The survey focused on 11 major players in the cellulosic ethanol industry, all of which use a technique known as enzymatic hydrolysis to break down and convert the complex sugars in non-food crop matter, and a fermentation stage to turn the material into ethanol, BNEF said.
Cellulosic ethanol cost 94 cents a liter to produce in 2012, about 40 percent more than ethanol made from corn, BNEF said. That price gap will close by 2016, surveyed cellulosic ethanol producers predicted.
Project capital expenditures, feedstock and enzymes used in the production process are still the largest costs of running a cellulosic ethanol plant, the respondents said in the survey. But technology has pushed operating costs lower. For example, enzyme costs for a liter of cellulosic ethanol dropped 72 percent between 2008 and 2012 due to technological improvements, BNEF said.

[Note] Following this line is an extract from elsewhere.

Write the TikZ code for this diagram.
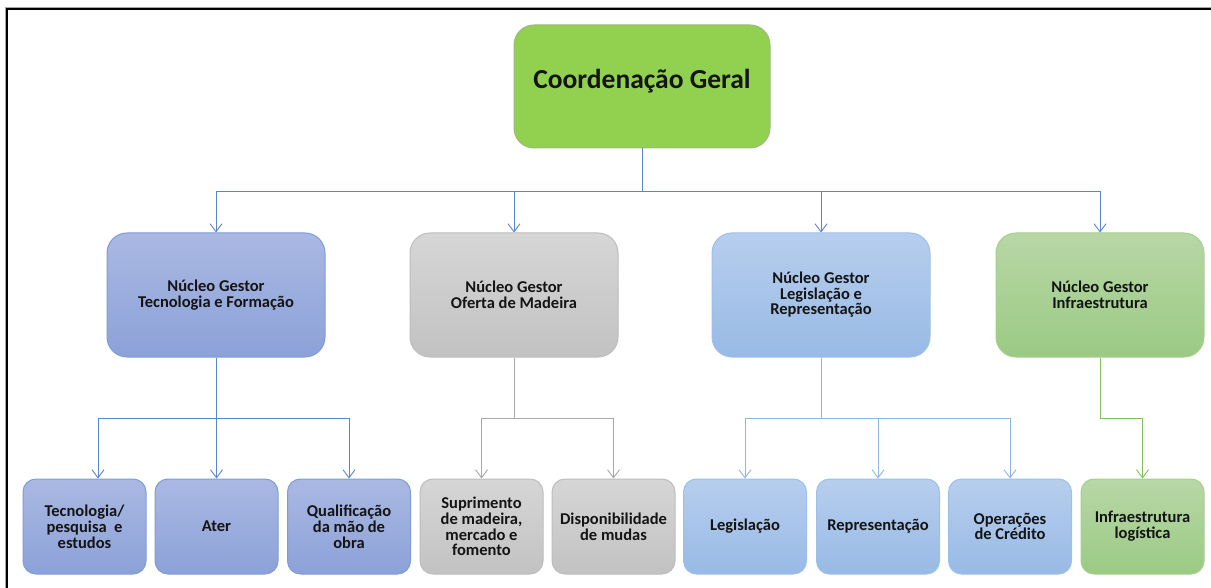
\documentclass[tikz,border=0pt]{standalone}
\usepackage{fontspec}
\setmainfont{Carlito}
\usetikzlibrary{arrows.meta}
\definecolor{cgreen}{HTML}{92D050}
\definecolor{cgreenbd}{HTML}{9DBA7E}
\definecolor{bluetop}{HTML}{AAB9E3}
\definecolor{bluebot}{HTML}{8CA1D8}
\definecolor{bluebd}{HTML}{7F9CD8}
\definecolor{graytop}{HTML}{D6D6D6}
\definecolor{graybot}{HTML}{C2C2C2}
\definecolor{graybd}{HTML}{BDBDBD}
\definecolor{lbtop}{HTML}{B7CEEE}
\definecolor{lbbot}{HTML}{98BAE5}
\definecolor{lbbd}{HTML}{9CC0E8}
\definecolor{gtop}{HTML}{B8D7A6}
\definecolor{gbot}{HTML}{9BCA84}
\definecolor{gbd}{HTML}{A6CF8C}
\definecolor{linblue}{HTML}{5A85D0}
\definecolor{lingray}{HTML}{A8A8A8}
\definecolor{linlb}{HTML}{8DB6E6}
\definecolor{lingreen}{HTML}{86BF5E}
\definecolor{txt}{HTML}{141414}
\tikzset{
  boxbase/.style={rounded corners=20pt, line width=1pt, align=center, text=txt, font=\bfseries\fontsize{16.5}{15.5}\selectfont, inner sep=0pt},
  lvltwo/.style={boxbase, minimum height=124pt},
  lvlthree/.style={boxbase, rounded corners=13pt, minimum width=123pt, minimum height=95pt, font=\bfseries\fontsize{16.5}{15.8}\selectfont},
  bluebox/.style={draw=bluebd, top color=bluetop, bottom color=bluebot},
  graybox/.style={draw=graybd, top color=graytop, bottom color=graybot},
  lbbox/.style={draw=lbbd, top color=lbtop, bottom color=lbbot},
  gbox/.style={draw=gbd, top color=gtop, bottom color=gbot},
  conn/.style={line width=0.9pt},
  arr/.style={conn, -{Straight Barb[length=8pt,width=12pt,line width=0.9pt]}}
}
\begin{document}
\begin{tikzpicture}[x=1pt,y=-1pt]
\useasboundingbox (0,0) rectangle (1211,588);
\clip (0,0) rectangle (1211,588);
\fill[white] (0,0) rectangle (1211,588);
% frame
\draw[black!35, line width=1pt] (5.5,600) -- (5.5,7.5) -- (1230,7.5);
\draw[black, line width=2pt] (7,600) -- (7,9) -- (1230,9);

% top
\node[boxbase, draw=cgreenbd, fill=cgreen, minimum width=256pt, minimum height=123pt, text height=18pt, text depth=13pt, font=\bfseries\fontsize{27.5}{30}\selectfont] (cg) at (642,86.5) {Coordenação Geral};

% level 2
\node[lvltwo, bluebox, minimum width=218pt] (n1) at (216,295) {Núcleo Gestor\\Tecnologia e Formação};
\node[lvltwo, graybox, minimum width=208pt] (n2) at (514,295) {Núcleo Gestor\\Oferta de Madeira};
\node[lvltwo, lbbox, minimum width=218pt] (n3) at (821,295) {Núcleo Gestor\\Legislação e\\Representação};
\node[lvltwo, gbox, minimum width=208pt] (n4) at (1100,295) {Núcleo Gestor\\Infraestrutura};

% level 3
\node[lvlthree, bluebox] (a) at (84.5,526.5) {Tecnologia/\\pesquisa\ \ e\\estudos};
\node[lvlthree, bluebox] (b) at (216.5,526.5) {Ater};
\node[lvlthree, bluebox] (c) at (349,526.5) {Qualificação\\da mão de\\obra};
\node[lvlthree, graybox] (d) at (481.5,526.5) {Suprimento\\de madeira,\\mercado e\\fomento};
\node[lvlthree, graybox] (e) at (613.5,526.5) {Disponibilidade\\de mudas};
\node[lvlthree, lbbox] (f) at (745,526.5) {Legislação};
\node[lvlthree, lbbox] (g) at (878,526.5) {Representação};
\node[lvlthree, lbbox] (h) at (1010,526.5) {Operações\\de Crédito};
\node[lvlthree, gbox] (i) at (1142.5,526.5) {Infraestrutura\\logística};

% connectors top
\coordinate (bus0) at (642,191);
\draw[conn, linblue] (cg.south) -- (bus0);
\draw[conn, linblue] (n1.north |- bus0) -- (n4.north |- bus0);
\foreach \t in {n1,n2,n3,n4} \draw[arr, linblue] (\t.north |- bus0) -- (\t.north);

% subtree 1
\coordinate (bus1) at (216,418);
\coordinate (aIn) at ([xshift=13.5pt]a.north);
\draw[conn, linblue] (n1.south) -- (bus1);
\draw[conn, linblue] (aIn |- bus1) -- (c.north |- bus1);
\draw[arr, linblue] (aIn |- bus1) -- (aIn);
\draw[arr, linblue] (b.north |- bus1) -- (b.north);
\draw[arr, linblue] (c.north |- bus1) -- (c.north);

% subtree 2
\coordinate (bus2) at (514,418);
\draw[conn, lingray] (n2.south) -- (bus2);
\draw[conn, lingray] (d.north |- bus2) -- (e.north |- bus2);
\draw[arr, lingray] (d.north |- bus2) -- (d.north);
\draw[arr, lingray] (e.north |- bus2) -- (e.north);

% subtree 3
\coordinate (bus3) at (821,418);
\draw[conn, linlb] (n3.south) -- (bus3);
\draw[conn, linlb] (f.north |- bus3) -- (h.north |- bus3);
\foreach \t in {f,g,h} \draw[arr, linlb] (\t.north |- bus3) -- (\t.north);

% subtree 4
\coordinate (bus4) at (1100,418);
\draw[arr, lingreen] (n4.south) -- (bus4) -| (i.north);
\end{tikzpicture}
\end{document}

Cellulosic ethanol producers will shift their focus from technology enhancements to logistical planning over the next five to 10 years in an effort to rein in capital costs, suggesting the industry is maturing, said BNEF’s lead biofuel analyst Harry Boyle.
Globally, there are 14 enzymatic hydrolysis pilots, nine demonstration-stage projects and 10 semi-commercial scale plants either announced, commissioned or due online shortly, according to the survey. Five of the semi-commercial plants are in the US and more are expected to open in Brazil in the near future, BNEF said. A semi-commercial facility with a capacity of 90 million liters per year requires an initial capital outlay of about $290 million.
By 2016, when second- and third-generation plants with capacities between 90m and 125m liters will be commissioned, initial capital costs per installed liter are expected to fall from $3 to $2 due to economies of scale and a reduction in over-engineering, BNEF said.
Meanwhile, some corn-based ethanol producers are struggling to maintain profits.
Some simple corn-based ethanol plants, which can only produce ethanol and distillers grains from corn, have temporarily shut down as production costs have exceeded revenue, according to a report released by the US Energy Information Agency. As of January 2013, the number of idled plants had grown to at least 20.
Profit margins at plants that can recover other products, such as corn oil, have been 15 cents to 20 cents per gallon higher than plants without that capability, the EIA said. Margins at plants without corn oil recovery have been negative (see graph), forcing plant shutdowns in Nebraska, Illinois and Minnesota.